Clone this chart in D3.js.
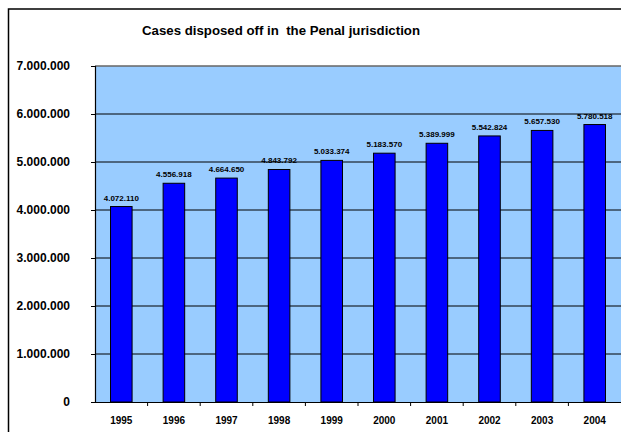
<!DOCTYPE html>
<html>
<head>
<meta charset="utf-8">
<style>
  body { margin: 0; background: #fff; overflow: hidden; }
  text { font-family: "Liberation Sans", Arial, sans-serif; font-weight: bold; fill: #000; }
</style>
</head>
<body>
<svg width="621" height="432"></svg>
<script src="https://cdnjs.cloudflare.com/ajax/libs/d3/7.8.5/d3.min.js"></script>
<script>

var years = ["1995", "1996", "1997", "1998", "1999", "2000", "2001", "2002", "2003", "2004"];
var cases = [4072110, 4556918, 4664650, 4843792, 5033374, 5183570, 5389999, 5542824, 5657530, 5780518];
var yTicks = [0, 1000000, 2000000, 3000000, 4000000, 5000000, 6000000, 7000000];
var title = "Cases disposed off in  the Penal jurisdiction";

var svg = d3.select("svg"),
    margin = {top: 66, right: 0, bottom: 30, left: 95},
    width = 621 - margin.left - margin.right,
    height = 402 - margin.top;

var fmt = function(d) { return d3.format(",")(d).replace(/,/g, "."); };

// outer chart frame
svg.append("rect")
    .attr("x", 8.5).attr("y", 9)
    .attr("width", 640).attr("height", 440)
    .attr("fill", "#fff")
    .attr("stroke", "#000")
    .attr("stroke-width", 1.5);

svg.append("text")
    .attr("x", 142).attr("y", 35)
    .attr("textLength", 278)
    .attr("lengthAdjust", "spacingAndGlyphs")
    .style("font-size", "12.5px")
    .style("white-space", "pre")
    .text(title);

var g = svg.append("g").attr("transform", "translate(" + margin.left + "," + margin.top + ")");

var x = d3.scaleBand()
    .domain(years)
    .range([0, width])
    .paddingInner(0.59)
    .paddingOuter(0.295);

var xt = d3.scaleBand().domain(years).range([0, width]);

var y = d3.scaleLinear()
    .domain([0, 7000000])
    .range([height, 0]);

g.append("rect")
    .attr("width", width + 20).attr("height", height)
    .attr("fill", "#99ccff");

// grid lines
g.selectAll(".grid")
    .data(yTicks.slice(1))
  .enter().append("line")
    .attr("x1", 0).attr("x2", width + 20)
    .attr("y1", function(d) { return y(d); })
    .attr("y2", function(d) { return y(d); })
    .attr("stroke", function(d) { return d === 7000000 ? "#666" : "#000"; })
    .attr("stroke-width", function(d) { return d === 7000000 ? 1.5 : 1; });

g.selectAll(".bar")
    .data(cases)
  .enter().append("rect")
    .attr("x", function(d, i) { return x(years[i]); })
    .attr("y", function(d) { return y(d); })
    .attr("width", x.bandwidth())
    .attr("height", function(d) { return height - y(d); })
    .attr("fill", "#0000ff")
    .attr("stroke", "#000")
    .attr("stroke-width", 1);

g.selectAll(".val")
    .data(cases)
  .enter().append("text")
    .attr("x", function(d, i) { return x(years[i]) + x.bandwidth() / 2; })
    .attr("y", function(d) { return y(d) - 6; })
    .attr("text-anchor", "middle")
    .style("font-size", "8px")
    .text(fmt);

// y axis
var yAxis = g.append("g")
    .call(d3.axisLeft(y).tickValues(yTicks).tickSize(4).tickPadding(21).tickFormat(fmt));
yAxis.select(".domain").attr("stroke", "#000").attr("stroke-width", 1.2);
yAxis.selectAll("text")
    .style("font-size", "12px")
    .attr("fill", "#000");

// x axis
var xAxis = g.append("g")
    .attr("transform", "translate(0," + height + ")")
    .call(d3.axisBottom(xt).tickSize(0).tickPadding(15).tickSizeOuter(0));
xAxis.select(".domain").attr("stroke", "#000");
xAxis.selectAll("text")
    .style("font-size", "10px")
    .attr("fill", "#000");

// category separators on x axis
g.selectAll(".xtick")
    .data(years.slice(1))
  .enter().append("line")
    .attr("x1", function(d) { return xt(d); })
    .attr("x2", function(d) { return xt(d); })
    .attr("y1", height).attr("y2", height + 4)
    .attr("stroke", "#000");

</script>
</body>
</html>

--- THE REQUEST ---
Identify the lines that hold the word "chart". Copy every one of them.

--- COMPLETED TASK ---
Clone this chart in D3.js.
// outer chart frame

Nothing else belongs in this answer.